Gross Profit.  Gross profit for the six months ended June 30, 1998 was $23.4
million or 50 percent of revenues compared to $19.3 million or 50 percent of
revenues for the same period in 1997.  The effect of the January 1998 price
increase combined with lower manufacturing costs at the New Iberia facility
were offset by higher freight and packaging costs on export sales and increased
transportation costs due to Union Pacific railroad traffic congestion.

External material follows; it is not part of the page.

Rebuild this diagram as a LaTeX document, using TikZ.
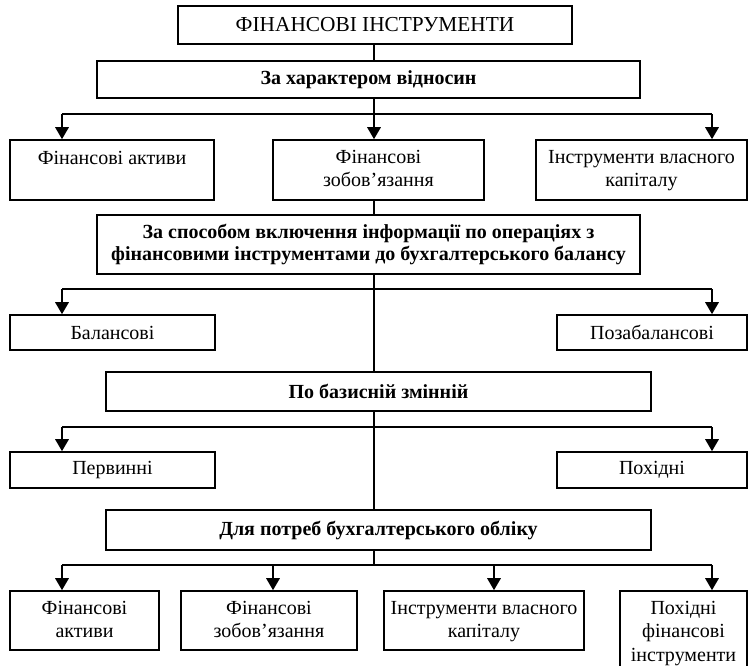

Selling, General and Administrative Expenses (SG&A).  SG&A expenses were $4.9
million for the first six months of 1998 compared to $4.1 million for the same
period in 1997.  Expenses as a percentage of revenues were approximately 10.5
percent for both periods.  Increases in actual expenses were those related to
increased sales volume - warehouse and shipping expenses, commission expenses,
and marketing expenses.


                                       8
<PAGE>   9
LIQUIDITY AND CAPITAL RESOURCES

Cash and cash equivalents totaled $14.7 million as of June 30, 1998, an
increase of $5.8 million from December 31, 1997.  The increase in cash and cash
equivalents was due to cash generated from operations of $12.3 million and $12
million from maturities of U.S. government securities, net of capital spending
of $16.3 million and cash dividends of $2.2 million.  As of June 30, 1998, the
Company held $2 million in investments expected to be held to maturity.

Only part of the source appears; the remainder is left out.